At least that was what one of the boys had said to him!
Attracted by the strange lights, walking and creeping things now began gathering in the shadows at the rim of the circle of light. Once Clay caught sight of the soft, appealing eyes of a deer, and now and then the howls of a swamp cat came to their ears above the roaring of the flood. Great water snakes struck their heads above the surface and looked, red-eyed, and hostile, at the boys.
Swamp creatures with soft fur and frightened eyes crouched on fallen trees and scanned the deck as a possible refuge.
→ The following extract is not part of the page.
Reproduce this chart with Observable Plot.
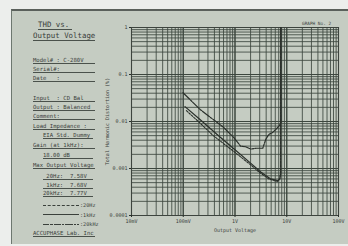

To make the scene more desolate still, if possible, two round-eyed owls answered each other’s cries from a near-by cypress.
“Say,” Jule whispered to Clay, during a little lull in the rain, “there’s a man by that tree. I’ve been watching him a long time. Look at him!”
Clay followed the line of the pointing finger and laughed.
“Why, that’s a bear!” he shouted. “A swamp bear—one of the kind Teddy Roosevelt came down here to shoot when he was president! Let him alone and he’ll let us alone. They fight like devils when wounded or molested.”
The boys all agreed to let the bear alone, but Captain Joe and Teddy seemed to have notions of hospitality. The dog barked invitingly, and Teddy did a stunt of bear talk which brought the wanderer one tree nearer to the boat. He was now in the circle of light, and could get no nearer without swimming.
“He sees Teddy and wants to ask his advice!” Jule laughed.
At that moment Mose, noting that the boys were gazing fixedly in one direction, turned his eyes that way and saw the bear. The shriek he let out might, it seemed, have been heard in New Orleans, if the wind had been blowing in that direction!
“Ah’s a gone coon!” he wailed, after that one yell. “Ah’s a goin’ whar de good niggers go! Good bear! Good bear!” he added coaxingly.